- Oil production is dropping each and every year in Gabon, causing the entire economy to contract. Also the non-oil sector is developing at a very slow pace, the newest data on Gabon's economy reveal. A quick recovery is not to be expected.
According to the latest Gabon report by the International Monetary Fund (IMF), published today, the national economy has declined by almost 10 percent during the last five years. Although the most of this detraction happened in one year - 1999 - Gabon has not been able to return to economic growth.
- Owing mainly to the drop in oil production, according to the IMF assessment, "Gabon's economy continues to face major challenges, including a high debt burden, the need to diversify the economy more rapidly, to promote growth, and to combat poverty."
Oil production dropped by about 17 percent between 1999 and 2002, although in 2002 the decline was very small. An additional slight decline is expected in 2003. A recovery of the sector is ruled out as there are almost no oil and gas explorations going on in Gabon.
As the oil sector slowly is declining, Gabonese efforts have been focused on strengthening alternative industries. Activity in the non-oil sector, which in 2000 and 2001 showed significant recovery after the recession of 1999, however weakened markedly in 2002, when real growth fell to less than 1 percent from 5 percent in 2001. Some pick-up was however projected in 2003.
Economic results in 2002 had been disappointing, the newest statistics demonstrated. Last year, real GDP stood still at 0.0 percent. While the oil sector as part of GDP had declined by 1.4 percent, the modest 0.6 percent growth in the non-oil sectors had not been enough to create real growth. 2003 could be similar.
The IMF team emphasised that the expected progressive contraction in the oil sector and oil revenues - with the depletion of hydrocarbon reserves over the coming years - "lends urgency to the need to diversify the economy and foster environmentally sustainable, non-oil sector growth, in order to ensure that adequate resources will be available to address the key challenges facing the country."
The agency's report was very critical on Gabon's late reaction to the emerging economic crisis. There had been an "absence of sustained adjustment policies," which had contributed to Gabon's "uneven economic performance over the past three years." The report also spoke of "weaknesses in the implementation of previous adjustment programmes."

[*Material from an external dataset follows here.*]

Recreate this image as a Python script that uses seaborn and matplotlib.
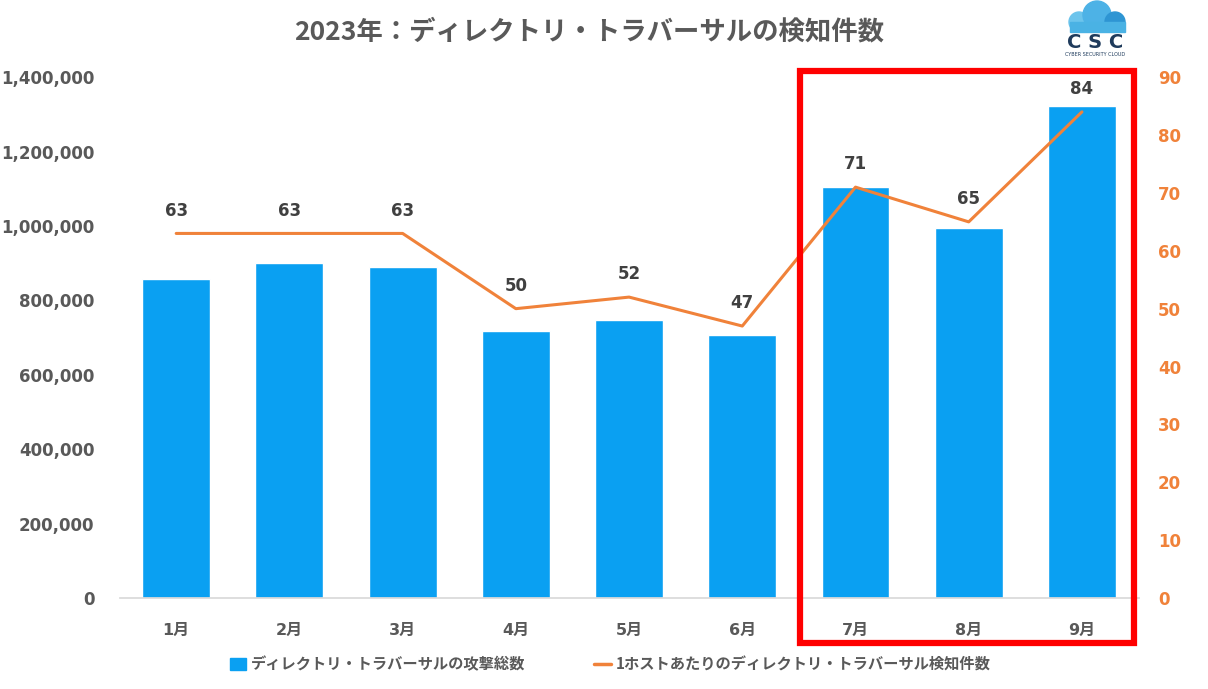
import pandas as pd
import seaborn as sns
import matplotlib.pyplot as plt
import matplotlib.patches as mpatches
from matplotlib.lines import Line2D
from matplotlib.ticker import FuncFormatter, MultipleLocator
import numpy as np

# Data
months = ['1月', '2月', '3月', '4月', '5月', '6月', '7月', '8月', '9月']
total_attacks = [857000, 900000, 889000, 718000, 747000, 707000, 1105000, 995000, 1322000]
per_host = [63, 63, 63, 50, 52, 47, 71, 65, 84]

bar_label = 'ディレクトリ・トラバーサルの攻撃総数'
line_label = '1ホストあたりのディレクトリ・トラバーサル検知件数'
title = '2023年：ディレクトリ・トラバーサルの検知件数'

df = pd.DataFrame({'month': months, 'total': total_attacks, 'per_host': per_host})

sns.set_theme(style='white')
plt.rcParams['font.family'] = ['DejaVu Sans', 'Noto Sans CJK JP']

bar_color = '#0AA0F2'
line_color = '#F0823A'
gray = '#595959'

fig = plt.figure(figsize=(12.08, 6.89), dpi=100)
ax = fig.add_axes([0.099, 0.132, 0.8435, 0.756])

# Bars (left axis)
sns.barplot(data=df, x='month', y='total', color=bar_color, width=0.6,
            saturation=1, ax=ax)
ax.set_ylim(0, 1400000)
ax.set_xlim(-0.5, len(months) - 0.5)
ax.yaxis.set_major_locator(MultipleLocator(200000))
ax.yaxis.set_major_formatter(FuncFormatter(lambda v, p: f'{int(v):,}'))
ax.set_xlabel('')
ax.set_ylabel('')
ax.tick_params(axis='y', labelsize=12, labelcolor=gray, length=0, pad=18)
ax.tick_params(axis='x', labelsize=11.5, labelcolor=gray, length=0, pad=18)
for lab in ax.get_yticklabels() + ax.get_xticklabels():
    lab.set_fontweight('bold')
for s in ['top', 'right', 'left']:
    ax.spines[s].set_visible(False)
ax.spines['bottom'].set_color('#D9D9D9')

# Line (right axis)
ax2 = ax.twinx()
sns.lineplot(x=df.index, y=df['per_host'], color=line_color, linewidth=2.2, ax=ax2)
ax2.set_ylim(0, 90)
ax2.yaxis.set_major_locator(MultipleLocator(10))
ax2.set_ylabel('')
ax2.tick_params(axis='y', labelsize=12, labelcolor=line_color, length=0, pad=14)
for lab in ax2.get_yticklabels():
    lab.set_fontweight('bold')
for s in ['top', 'right', 'left', 'bottom']:
    ax2.spines[s].set_visible(False)

for i, v in enumerate(per_host):
    ax2.annotate(str(v), (i, v), xytext=(0, 10), textcoords='offset points',
                 ha='center', va='bottom', fontsize=12, fontweight='bold',
                 color='#404040')

# Title
fig.text(0.488, 0.953, title, ha='center', va='center', fontsize=19,
         fontweight='bold', color=gray, family=['Noto Sans CJK JP', 'DejaVu Sans'])

# Highlight box around Jul-Sep
fig.patches.append(mpatches.Rectangle((800 / 1208, 1 - 643 / 689), 334 / 1208, 572 / 689,
                                      transform=fig.transFigure, fill=False,
                                      edgecolor='#FF0000', linewidth=4.5))

# Legend
handles = [mpatches.Patch(color=bar_color, label=bar_label),
           Line2D([0], [0], color=line_color, linewidth=2.5, label=line_label)]
leg = fig.legend(handles=handles, loc='center', bbox_to_anchor=(0.505, 0.036), ncol=2,
                 frameon=False, columnspacing=4.5, handlelength=1.1,
                 handleheight=0.8, handletextpad=0.3,
                 prop={'family': ['Noto Sans CJK JP', 'DejaVu Sans'],
                       'size': 11, 'weight': 'bold'})
for t in leg.get_texts():
    t.set_color(gray)

# Simple logo
for cx, cy, r, c in [(1079, 22, 10, '#6CC4EC'), (1097, 15, 14, '#4DB2E6'),
                     (1115, 22, 10, '#2E95D3')]:
    fig.patches.append(mpatches.Ellipse((cx / 1208, 1 - cy / 689), 2 * r / 1208, 2 * r / 689,
                                        transform=fig.transFigure, color=c))
fig.patches.append(mpatches.Rectangle((1070 / 1208, 1 - 32 / 689), 55 / 1208, 10 / 689,
                                      transform=fig.transFigure, color='#4AB2E4'))
fig.text(1095 / 1208, 1 - 42 / 689, 'C S C', ha='center', va='center', fontsize=14,
         fontweight='bold', color='#1F3B5C', family='DejaVu Sans')
fig.text(1095 / 1208, 1 - 54 / 689, 'CYBER SECURITY CLOUD', ha='center', va='center',
         fontsize=3.5, color='#1F3B5C')

fig.savefig('out.png', dpi=100)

However, since 2002 authorities had focused on strengthening budgetary management and programme monitoring to ensure that their long-term efforts were underpinned by solid foundations. Efforts in the second half of 2002 had focused on improving governance, reforming tax and customs administrations, strengthening the Budget and Treasury Departments, restructuring public enterprises, and promoting private investment.
According to the IMF, "an austerity budget was adopted for 2003," which aims at raising non-oil revenue and reducing substantially the non-oil primary fiscal deficit. Its implementation in the first half of 2003 had however only been "satisfactory".
The IMF team commended the Gabonese authorities for "moving to break with their past uneven record of economic performance and embarking on a program of prudent fiscal policies and far-reaching structural reforms that could facilitate the resumption of external financial support and lay the basis for higher sustainable economic growth and enhanced social sector development."
They further particularly welcomed the "actions taken to enhance public resource management and governance" - to be understood as efforts against the rampant corruption, which observers see as the principal reason for the economic failure of Gabon. Also the implementation of the anticorruption legislation and actions to improve the private investment climate, foster competitiveness and strengthen social services were welcomed.
Several recommendations were given the Gabonese authorities, most of them being classical programmes of structural reforms. The IMF however also "urged the authorities to lower the government wage bill to bring it into line with a shrinking of oil revenues." Civil servants only recently had achieved rising salaries and an overturning of this would definitively be an unpopular step.